Skip to content

Validation

catboost_utils.validation runs cheap pre-flight checks against your training data, returning a structured report you can inspect or assert on.

from catboost_utils import validate

report = validate(
    X, y,
    cat_features=["city"],
    eval_set=(X_val, y_val),
    model_params={"task_type": "GPU"},
)
report.ok           # bool
report.issues       # blocking
report.warnings     # non-blocking
report.raise_if_failed()

Blocking issues

  • empty DataFrame
  • target with NaN or only one unique value
  • categorical features with float dtype
  • NaN in object-dtype columns not declared as cat
  • inf / -inf in numerical columns

Warnings

  • undeclared object/category/string/bool columns
  • low-cardinality int columns (likely categorical)
  • 50% NaN ratio

  • constant columns
  • datetime / timedelta dtype
  • column mismatch between train and eval
  • both class_weights and auto_class_weights set
  • task_type='GPU' or thread_count > 1 (non-bitwise reproducibility)
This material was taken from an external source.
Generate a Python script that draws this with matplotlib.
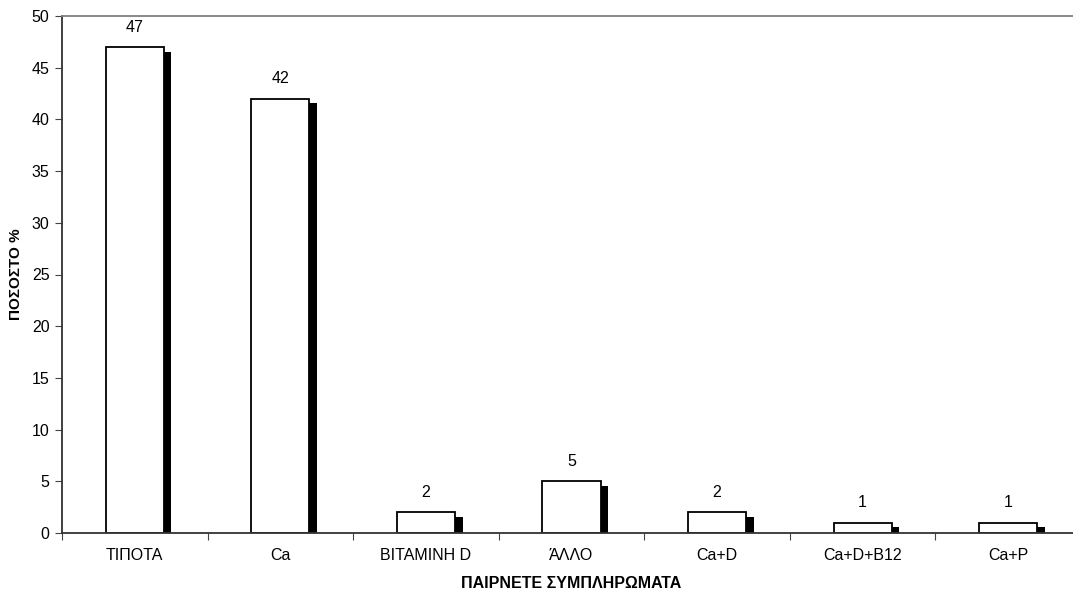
import numpy as np
import matplotlib.pyplot as plt

plt.rcParams['font.family'] = ['Liberation Sans', 'DejaVu Sans']

# data
categories = ['ΤΙΠΟΤΑ', 'Ca', 'ΒΙΤΑΜΙΝΗ D', 'ΆΛΛΟ', 'Ca+D', 'Ca+D+B12', 'Ca+P']
values = [47, 42, 2, 5, 2, 1, 1]

fig = plt.figure(figsize=(10.73, 5.96), dpi=100)
ax = fig.add_axes([62/1073, 1 - 533/596, (1081 - 62)/1073, (533 - 16)/596])

x = np.arange(len(categories))
w = 0.4
sw = 0.052  # shadow width
vals = np.array(values, dtype=float)

# shadow bars (black, offset to the right, slightly lower)
ax.bar(x + w/2 + sw/2, vals - 0.45, width=sw, color='black', zorder=1)
# main white bars
ax.bar(x, vals, width=w, color='white', edgecolor='black', linewidth=1.3, zorder=2)

for xi, v in zip(x, values):
    ax.annotate(str(v), (xi, v), xytext=(0, 9), textcoords='offset points',
                ha='center', va='bottom', fontsize=11.5)

ax.set_xlim(-0.5, len(categories) - 0.5)
ax.set_ylim(0, 50)
ax.set_yticks(range(0, 51, 5))

# ticks at category boundaries, labels at centres
ax.set_xticks(np.arange(-0.5, len(categories), 1.0))
ax.set_xticklabels([])
ax.set_xticks(x, minor=True)
ax.set_xticklabels(categories, minor=True)
ax.tick_params(axis='x', which='minor', length=0, pad=11, labelsize=11.5)
ax.tick_params(axis='x', which='major', length=5, direction='out', color='#444444')
ax.tick_params(axis='y', length=5, direction='out', labelsize=11.5, color='#444444', pad=4)

for s in ['left', 'bottom']:
    ax.spines[s].set_color('#333333')
    ax.spines[s].set_linewidth(1.3)
ax.spines['top'].set_color('#808080')
ax.spines['top'].set_linewidth(1.3)
ax.spines['right'].set_visible(False)

ax.set_ylabel('ΠΟΣΟΣΤΟ %', fontsize=11, fontweight='bold', labelpad=6)
ax.set_xlabel('ΠΑΙΡΝΕΤΕ ΣΥΜΠΛΗΡΩΜΑΤΑ', fontsize=11.5, fontweight='bold', labelpad=9)

fig.savefig('out.png', dpi=100)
catboost_utils.validation.runner.validate

validate(
    X: DataFrame,
    y: Series | None = None,
    *,
    cat_features: list[str | int] | None = None,
    eval_set: tuple[DataFrame, Any] | None = None,
    model_params: dict[str, Any] | None = None,
) -> ValidationReport

Run pre-flight checks against a training DataFrame.

Parameters:

Name Type Description Default
X DataFrame

feature DataFrame (a catboost.Pool raises NotImplementedError).

required
y Series | None

target series. Optional — when None, target checks are skipped.

None
cat_features list[str | int] | None

list of categorical column names or positional indices.

None
eval_set tuple[DataFrame, Any] | None

optional (X_eval, y_eval) tuple — checks column alignment.

None
model_params dict[str, Any] | None

optional dict of CatBoost params for cross-cutting warnings (class_weights conflict, GPU / multi-thread reproducibility).

None

Returns:

Type Description
ValidationReport

ValidationReport with ok, issues, warnings.

Raises:

Type Description
NotImplementedError

when X is a catboost.Pool.

TypeError

when X is not a DataFrame.

catboost_utils.validation.models.ValidationReport

Bases: BaseModel

Full result of validate().

raise_if_failed

raise_if_failed() -> None

Raise ValidationError if there are any blocking issues.

catboost_utils.validation.models.ValidationIssue

Bases: BaseModel

Blocking problem — training will (almost certainly) fail.

catboost_utils.validation.models.ValidationWarning

Bases: BaseModel

Non-blocking concern — training proceeds but the user should be aware.